■ **WHAT TO WORK ON**
Starting with the first line of the listing, quote each line exactly until and including the one with "29.6, 30.1, 30.6, 31.4, 32.0]", leaving pictures out.

[START OF RECORDS PROVIDED]

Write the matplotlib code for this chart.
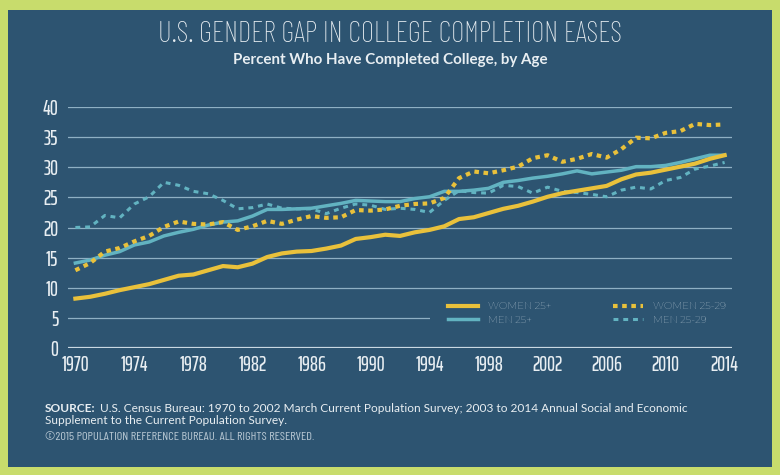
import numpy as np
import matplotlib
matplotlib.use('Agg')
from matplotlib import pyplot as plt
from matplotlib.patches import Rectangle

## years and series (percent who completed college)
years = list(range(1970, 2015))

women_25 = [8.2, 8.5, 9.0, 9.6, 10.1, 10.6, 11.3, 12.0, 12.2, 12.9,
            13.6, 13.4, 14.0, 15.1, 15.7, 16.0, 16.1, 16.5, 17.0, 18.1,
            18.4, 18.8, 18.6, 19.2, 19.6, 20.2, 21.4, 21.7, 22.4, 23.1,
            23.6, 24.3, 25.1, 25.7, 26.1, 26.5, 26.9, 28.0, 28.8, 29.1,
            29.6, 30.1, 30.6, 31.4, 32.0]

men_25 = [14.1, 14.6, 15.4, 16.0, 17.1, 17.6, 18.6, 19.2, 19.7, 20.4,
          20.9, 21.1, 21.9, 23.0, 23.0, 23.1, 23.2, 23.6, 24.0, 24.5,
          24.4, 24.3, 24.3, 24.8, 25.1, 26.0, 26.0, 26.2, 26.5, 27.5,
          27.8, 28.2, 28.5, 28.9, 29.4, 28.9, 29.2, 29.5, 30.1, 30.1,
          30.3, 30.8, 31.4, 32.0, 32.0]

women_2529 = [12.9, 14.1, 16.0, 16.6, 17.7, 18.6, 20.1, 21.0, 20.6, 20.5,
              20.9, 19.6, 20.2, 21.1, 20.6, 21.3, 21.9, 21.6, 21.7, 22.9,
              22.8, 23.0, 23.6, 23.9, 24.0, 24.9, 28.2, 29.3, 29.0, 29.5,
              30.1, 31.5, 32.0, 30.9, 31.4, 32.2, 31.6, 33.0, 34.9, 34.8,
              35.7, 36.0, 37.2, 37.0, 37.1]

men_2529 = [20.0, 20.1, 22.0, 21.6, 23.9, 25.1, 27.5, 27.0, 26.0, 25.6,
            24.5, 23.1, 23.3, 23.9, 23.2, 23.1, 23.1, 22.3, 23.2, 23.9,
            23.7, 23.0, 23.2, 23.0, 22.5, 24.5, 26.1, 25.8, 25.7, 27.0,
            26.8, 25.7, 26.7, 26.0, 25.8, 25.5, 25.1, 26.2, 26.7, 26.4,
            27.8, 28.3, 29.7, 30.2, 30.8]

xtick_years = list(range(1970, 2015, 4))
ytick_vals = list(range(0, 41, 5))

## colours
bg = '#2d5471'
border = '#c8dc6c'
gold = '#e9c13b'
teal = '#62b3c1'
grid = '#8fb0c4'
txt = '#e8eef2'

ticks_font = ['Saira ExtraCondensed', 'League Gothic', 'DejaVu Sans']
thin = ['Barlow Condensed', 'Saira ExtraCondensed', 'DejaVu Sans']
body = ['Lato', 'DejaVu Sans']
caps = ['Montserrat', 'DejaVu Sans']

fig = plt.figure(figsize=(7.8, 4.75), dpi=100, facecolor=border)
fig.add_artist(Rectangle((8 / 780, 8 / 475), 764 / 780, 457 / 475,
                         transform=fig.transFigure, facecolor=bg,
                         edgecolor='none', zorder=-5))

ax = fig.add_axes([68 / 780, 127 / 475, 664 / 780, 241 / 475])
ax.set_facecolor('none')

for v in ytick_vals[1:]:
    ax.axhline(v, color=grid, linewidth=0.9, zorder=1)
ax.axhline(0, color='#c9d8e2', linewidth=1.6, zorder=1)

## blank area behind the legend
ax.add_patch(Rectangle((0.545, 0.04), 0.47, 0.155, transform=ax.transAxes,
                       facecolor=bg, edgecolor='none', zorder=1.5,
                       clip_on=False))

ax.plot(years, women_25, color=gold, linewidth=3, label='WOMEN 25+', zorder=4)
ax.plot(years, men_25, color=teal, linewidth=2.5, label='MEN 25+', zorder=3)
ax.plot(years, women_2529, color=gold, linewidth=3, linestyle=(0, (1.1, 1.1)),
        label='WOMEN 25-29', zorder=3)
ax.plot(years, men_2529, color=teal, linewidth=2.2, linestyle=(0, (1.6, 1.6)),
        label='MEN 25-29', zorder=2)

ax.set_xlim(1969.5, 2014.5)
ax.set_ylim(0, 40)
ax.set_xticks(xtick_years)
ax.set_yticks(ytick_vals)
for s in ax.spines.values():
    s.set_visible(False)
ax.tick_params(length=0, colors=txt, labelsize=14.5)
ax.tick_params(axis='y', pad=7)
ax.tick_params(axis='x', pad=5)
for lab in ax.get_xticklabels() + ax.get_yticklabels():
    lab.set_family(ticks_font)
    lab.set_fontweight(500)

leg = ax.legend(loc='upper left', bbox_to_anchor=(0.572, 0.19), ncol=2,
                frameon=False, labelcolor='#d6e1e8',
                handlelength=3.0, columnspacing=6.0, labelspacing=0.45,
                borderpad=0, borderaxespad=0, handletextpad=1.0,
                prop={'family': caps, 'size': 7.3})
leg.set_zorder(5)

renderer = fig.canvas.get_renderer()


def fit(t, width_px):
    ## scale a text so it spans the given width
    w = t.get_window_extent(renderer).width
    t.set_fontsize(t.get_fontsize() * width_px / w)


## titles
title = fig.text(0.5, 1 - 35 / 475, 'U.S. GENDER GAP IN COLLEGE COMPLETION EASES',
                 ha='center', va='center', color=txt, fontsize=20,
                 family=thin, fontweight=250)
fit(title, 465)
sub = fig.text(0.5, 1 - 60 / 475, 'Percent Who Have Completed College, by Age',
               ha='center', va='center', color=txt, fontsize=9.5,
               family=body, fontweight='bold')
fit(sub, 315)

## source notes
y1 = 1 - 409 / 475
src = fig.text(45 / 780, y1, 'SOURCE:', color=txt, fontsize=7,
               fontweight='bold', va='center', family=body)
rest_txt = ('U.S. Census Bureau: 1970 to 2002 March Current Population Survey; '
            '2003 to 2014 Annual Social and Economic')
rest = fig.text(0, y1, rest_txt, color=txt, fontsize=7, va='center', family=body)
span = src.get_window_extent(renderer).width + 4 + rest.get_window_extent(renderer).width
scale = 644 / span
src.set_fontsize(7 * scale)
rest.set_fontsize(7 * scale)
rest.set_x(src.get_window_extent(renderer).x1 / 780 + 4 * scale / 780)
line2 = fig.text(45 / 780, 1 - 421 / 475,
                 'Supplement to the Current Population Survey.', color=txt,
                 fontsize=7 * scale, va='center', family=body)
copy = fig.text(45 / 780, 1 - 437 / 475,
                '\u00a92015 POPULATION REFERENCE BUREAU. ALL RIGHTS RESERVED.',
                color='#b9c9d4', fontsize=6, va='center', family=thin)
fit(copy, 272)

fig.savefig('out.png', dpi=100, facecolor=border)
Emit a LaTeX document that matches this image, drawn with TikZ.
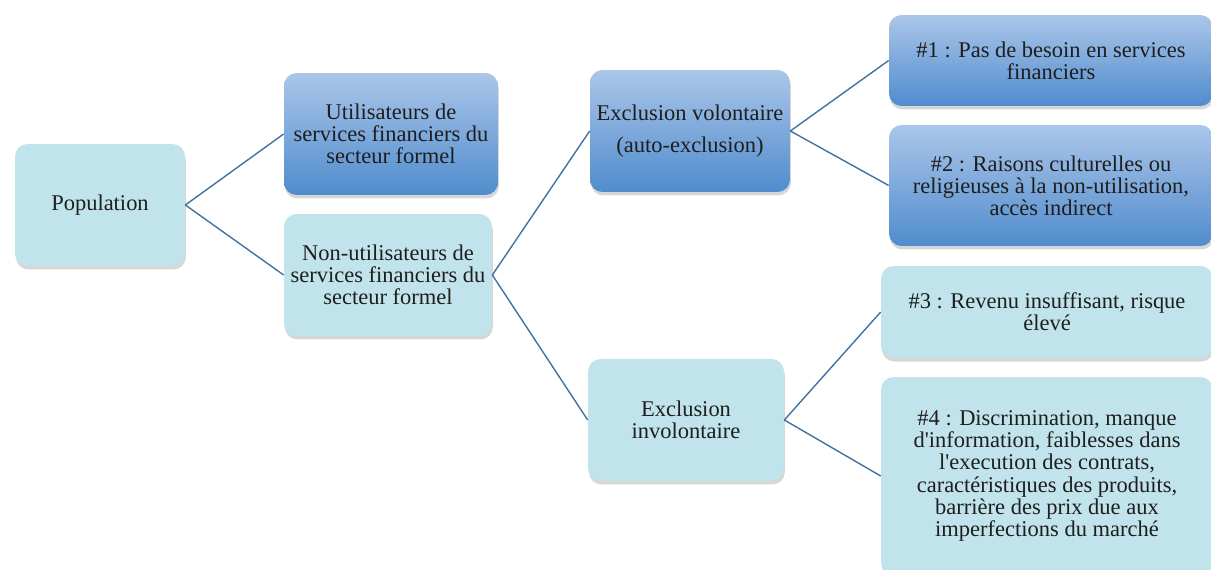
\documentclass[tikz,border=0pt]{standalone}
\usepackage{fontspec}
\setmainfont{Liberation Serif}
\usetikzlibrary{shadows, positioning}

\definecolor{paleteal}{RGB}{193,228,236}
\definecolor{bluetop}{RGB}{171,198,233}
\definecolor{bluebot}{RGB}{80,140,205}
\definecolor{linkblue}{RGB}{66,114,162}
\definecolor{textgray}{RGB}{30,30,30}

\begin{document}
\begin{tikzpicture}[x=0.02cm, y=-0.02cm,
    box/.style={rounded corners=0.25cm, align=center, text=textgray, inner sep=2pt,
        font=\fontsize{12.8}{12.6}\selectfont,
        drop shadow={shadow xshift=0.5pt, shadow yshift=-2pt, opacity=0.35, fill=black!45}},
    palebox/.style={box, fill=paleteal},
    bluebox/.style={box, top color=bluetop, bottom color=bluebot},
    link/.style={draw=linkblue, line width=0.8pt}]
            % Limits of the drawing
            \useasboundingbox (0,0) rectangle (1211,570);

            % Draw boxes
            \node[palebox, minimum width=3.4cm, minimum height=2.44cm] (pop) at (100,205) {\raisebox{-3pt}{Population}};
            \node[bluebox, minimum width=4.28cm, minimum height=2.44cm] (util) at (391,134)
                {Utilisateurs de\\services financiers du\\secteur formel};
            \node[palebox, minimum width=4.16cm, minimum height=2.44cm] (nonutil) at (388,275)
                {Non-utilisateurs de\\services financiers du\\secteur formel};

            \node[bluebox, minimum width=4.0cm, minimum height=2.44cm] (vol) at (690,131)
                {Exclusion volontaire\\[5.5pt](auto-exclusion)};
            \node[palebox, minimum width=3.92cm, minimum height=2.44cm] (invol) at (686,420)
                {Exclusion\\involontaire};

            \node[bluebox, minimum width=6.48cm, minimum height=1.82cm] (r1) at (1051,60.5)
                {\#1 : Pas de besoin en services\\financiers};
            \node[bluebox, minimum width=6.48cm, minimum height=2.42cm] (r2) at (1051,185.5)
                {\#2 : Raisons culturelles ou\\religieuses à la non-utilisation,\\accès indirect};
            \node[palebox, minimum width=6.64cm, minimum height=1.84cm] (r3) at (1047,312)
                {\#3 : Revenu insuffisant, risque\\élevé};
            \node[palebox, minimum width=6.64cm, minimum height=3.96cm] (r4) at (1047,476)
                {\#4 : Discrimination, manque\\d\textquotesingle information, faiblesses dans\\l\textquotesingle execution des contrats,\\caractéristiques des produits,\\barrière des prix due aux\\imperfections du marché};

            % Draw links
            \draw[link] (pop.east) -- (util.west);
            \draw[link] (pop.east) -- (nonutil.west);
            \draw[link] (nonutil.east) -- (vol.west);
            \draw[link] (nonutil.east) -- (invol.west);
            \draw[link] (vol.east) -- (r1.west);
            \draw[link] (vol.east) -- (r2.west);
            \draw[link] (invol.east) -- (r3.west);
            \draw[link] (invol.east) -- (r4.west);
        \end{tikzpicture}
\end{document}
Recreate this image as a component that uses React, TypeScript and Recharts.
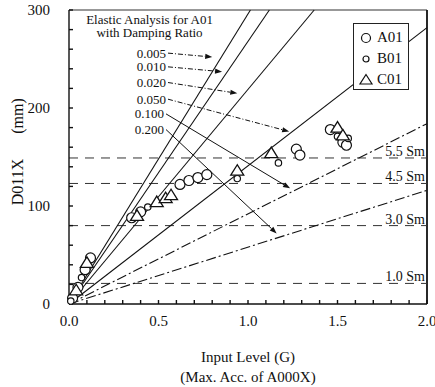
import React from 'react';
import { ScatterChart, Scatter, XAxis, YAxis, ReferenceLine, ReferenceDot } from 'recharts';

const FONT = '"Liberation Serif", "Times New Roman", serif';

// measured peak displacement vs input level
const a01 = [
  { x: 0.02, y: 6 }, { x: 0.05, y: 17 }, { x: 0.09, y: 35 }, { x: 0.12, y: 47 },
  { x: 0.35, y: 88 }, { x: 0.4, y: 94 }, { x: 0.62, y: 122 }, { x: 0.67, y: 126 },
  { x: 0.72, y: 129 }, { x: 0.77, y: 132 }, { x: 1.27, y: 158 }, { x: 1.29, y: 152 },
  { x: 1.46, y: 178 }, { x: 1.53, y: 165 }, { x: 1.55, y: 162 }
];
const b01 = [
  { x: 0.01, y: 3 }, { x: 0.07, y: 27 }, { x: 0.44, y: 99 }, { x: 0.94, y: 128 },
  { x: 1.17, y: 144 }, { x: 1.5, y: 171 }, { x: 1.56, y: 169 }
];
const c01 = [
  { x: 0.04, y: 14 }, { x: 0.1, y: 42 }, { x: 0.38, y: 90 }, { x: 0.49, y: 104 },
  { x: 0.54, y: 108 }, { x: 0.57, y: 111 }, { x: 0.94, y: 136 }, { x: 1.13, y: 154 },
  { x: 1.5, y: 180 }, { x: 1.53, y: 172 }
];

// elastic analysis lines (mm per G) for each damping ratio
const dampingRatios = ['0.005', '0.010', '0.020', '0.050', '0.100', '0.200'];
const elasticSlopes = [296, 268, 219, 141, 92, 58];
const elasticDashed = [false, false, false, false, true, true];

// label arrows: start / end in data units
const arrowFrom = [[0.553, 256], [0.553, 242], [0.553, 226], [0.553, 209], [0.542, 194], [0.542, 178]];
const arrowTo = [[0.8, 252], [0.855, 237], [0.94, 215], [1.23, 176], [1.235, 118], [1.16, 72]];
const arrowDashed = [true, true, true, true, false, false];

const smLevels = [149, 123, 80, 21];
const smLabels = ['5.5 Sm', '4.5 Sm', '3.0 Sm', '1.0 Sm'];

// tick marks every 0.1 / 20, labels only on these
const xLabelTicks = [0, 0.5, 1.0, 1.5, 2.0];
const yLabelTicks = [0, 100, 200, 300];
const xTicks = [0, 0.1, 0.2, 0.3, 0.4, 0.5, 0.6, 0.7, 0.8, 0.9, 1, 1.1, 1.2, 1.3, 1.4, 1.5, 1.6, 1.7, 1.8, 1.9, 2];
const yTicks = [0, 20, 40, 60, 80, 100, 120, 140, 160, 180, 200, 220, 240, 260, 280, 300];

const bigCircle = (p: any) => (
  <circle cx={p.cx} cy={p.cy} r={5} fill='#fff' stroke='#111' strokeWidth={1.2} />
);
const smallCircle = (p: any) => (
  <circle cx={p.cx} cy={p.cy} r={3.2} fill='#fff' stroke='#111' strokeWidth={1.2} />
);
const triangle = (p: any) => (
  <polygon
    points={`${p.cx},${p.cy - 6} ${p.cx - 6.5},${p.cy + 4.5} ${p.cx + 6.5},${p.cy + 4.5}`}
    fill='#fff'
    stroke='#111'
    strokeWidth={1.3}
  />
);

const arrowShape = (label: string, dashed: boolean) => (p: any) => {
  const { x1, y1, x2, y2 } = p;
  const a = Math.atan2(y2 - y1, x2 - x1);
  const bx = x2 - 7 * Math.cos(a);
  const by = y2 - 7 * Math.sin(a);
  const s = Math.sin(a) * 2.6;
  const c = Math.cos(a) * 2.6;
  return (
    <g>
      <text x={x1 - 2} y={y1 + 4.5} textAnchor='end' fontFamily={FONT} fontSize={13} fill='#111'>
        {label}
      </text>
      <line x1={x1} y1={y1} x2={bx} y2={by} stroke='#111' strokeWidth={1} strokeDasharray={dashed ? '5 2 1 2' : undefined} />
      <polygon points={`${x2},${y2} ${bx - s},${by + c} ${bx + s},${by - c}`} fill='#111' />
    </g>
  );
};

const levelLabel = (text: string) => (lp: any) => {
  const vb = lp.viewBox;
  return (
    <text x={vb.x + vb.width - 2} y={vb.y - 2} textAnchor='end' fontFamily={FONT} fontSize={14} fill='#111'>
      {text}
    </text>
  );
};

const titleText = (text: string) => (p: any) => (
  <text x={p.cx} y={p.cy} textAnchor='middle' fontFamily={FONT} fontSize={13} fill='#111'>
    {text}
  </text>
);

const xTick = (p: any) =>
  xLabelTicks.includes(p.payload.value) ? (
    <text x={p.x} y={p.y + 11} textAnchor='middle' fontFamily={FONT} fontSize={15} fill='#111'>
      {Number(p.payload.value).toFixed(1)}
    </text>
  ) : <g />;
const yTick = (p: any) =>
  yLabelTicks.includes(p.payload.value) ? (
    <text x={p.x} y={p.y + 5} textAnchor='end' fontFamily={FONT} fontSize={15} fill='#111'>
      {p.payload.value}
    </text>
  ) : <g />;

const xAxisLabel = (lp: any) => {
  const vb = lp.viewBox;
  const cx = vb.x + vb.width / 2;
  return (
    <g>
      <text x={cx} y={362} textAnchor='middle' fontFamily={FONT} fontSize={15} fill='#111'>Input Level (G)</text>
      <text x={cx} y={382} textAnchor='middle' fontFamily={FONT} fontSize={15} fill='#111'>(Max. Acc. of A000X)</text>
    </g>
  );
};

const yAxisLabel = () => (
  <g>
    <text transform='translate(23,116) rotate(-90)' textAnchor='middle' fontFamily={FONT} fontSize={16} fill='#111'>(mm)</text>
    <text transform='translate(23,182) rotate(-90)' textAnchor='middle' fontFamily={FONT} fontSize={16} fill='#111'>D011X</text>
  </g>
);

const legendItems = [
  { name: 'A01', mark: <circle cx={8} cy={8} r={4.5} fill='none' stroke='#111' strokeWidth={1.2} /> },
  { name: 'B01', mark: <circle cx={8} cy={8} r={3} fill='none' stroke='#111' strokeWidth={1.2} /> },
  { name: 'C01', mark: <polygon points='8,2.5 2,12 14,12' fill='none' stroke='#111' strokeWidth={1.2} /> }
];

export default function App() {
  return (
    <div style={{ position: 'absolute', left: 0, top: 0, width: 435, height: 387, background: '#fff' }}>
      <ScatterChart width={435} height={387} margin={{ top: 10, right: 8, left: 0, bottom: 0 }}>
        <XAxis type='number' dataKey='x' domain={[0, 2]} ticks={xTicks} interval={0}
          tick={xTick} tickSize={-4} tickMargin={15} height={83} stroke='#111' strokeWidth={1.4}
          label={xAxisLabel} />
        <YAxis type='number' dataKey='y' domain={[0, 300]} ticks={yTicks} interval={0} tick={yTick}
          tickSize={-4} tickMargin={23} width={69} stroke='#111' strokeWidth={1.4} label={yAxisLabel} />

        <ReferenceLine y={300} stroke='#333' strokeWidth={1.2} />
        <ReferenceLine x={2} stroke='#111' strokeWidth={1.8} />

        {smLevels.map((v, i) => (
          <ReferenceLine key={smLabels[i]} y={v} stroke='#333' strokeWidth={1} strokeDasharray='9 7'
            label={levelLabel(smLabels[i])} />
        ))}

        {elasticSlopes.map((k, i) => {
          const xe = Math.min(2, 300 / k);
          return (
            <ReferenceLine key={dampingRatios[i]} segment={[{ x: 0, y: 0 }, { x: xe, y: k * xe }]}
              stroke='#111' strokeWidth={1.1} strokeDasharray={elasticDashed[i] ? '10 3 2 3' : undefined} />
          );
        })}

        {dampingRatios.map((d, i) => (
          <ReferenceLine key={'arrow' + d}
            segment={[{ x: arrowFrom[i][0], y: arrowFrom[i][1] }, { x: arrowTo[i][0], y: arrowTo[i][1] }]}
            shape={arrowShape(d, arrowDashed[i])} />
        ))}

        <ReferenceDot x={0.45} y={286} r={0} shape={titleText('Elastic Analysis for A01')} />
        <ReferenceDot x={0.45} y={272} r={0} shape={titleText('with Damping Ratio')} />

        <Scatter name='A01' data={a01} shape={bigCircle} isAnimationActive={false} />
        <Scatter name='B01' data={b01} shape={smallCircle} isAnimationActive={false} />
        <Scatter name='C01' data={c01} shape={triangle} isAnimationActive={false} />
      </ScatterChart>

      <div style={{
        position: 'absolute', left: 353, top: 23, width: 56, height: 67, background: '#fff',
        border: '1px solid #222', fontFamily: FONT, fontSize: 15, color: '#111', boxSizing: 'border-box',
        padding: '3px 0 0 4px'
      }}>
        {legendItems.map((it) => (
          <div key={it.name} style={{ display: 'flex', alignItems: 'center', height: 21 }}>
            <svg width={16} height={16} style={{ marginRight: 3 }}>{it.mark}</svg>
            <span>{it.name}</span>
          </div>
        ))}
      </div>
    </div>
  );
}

[END OF RECORDS PROVIDED]

■ **TASK RESPONSE**
Write the matplotlib code for this chart.
import numpy as np
import matplotlib
matplotlib.use('Agg')
from matplotlib import pyplot as plt
from matplotlib.patches import Rectangle

## years and series (percent who completed college)
years = list(range(1970, 2015))

women_25 = [8.2, 8.5, 9.0, 9.6, 10.1, 10.6, 11.3, 12.0, 12.2, 12.9,
            13.6, 13.4, 14.0, 15.1, 15.7, 16.0, 16.1, 16.5, 17.0, 18.1,
            18.4, 18.8, 18.6, 19.2, 19.6, 20.2, 21.4, 21.7, 22.4, 23.1,
            23.6, 24.3, 25.1, 25.7, 26.1, 26.5, 26.9, 28.0, 28.8, 29.1,
            29.6, 30.1, 30.6, 31.4, 32.0]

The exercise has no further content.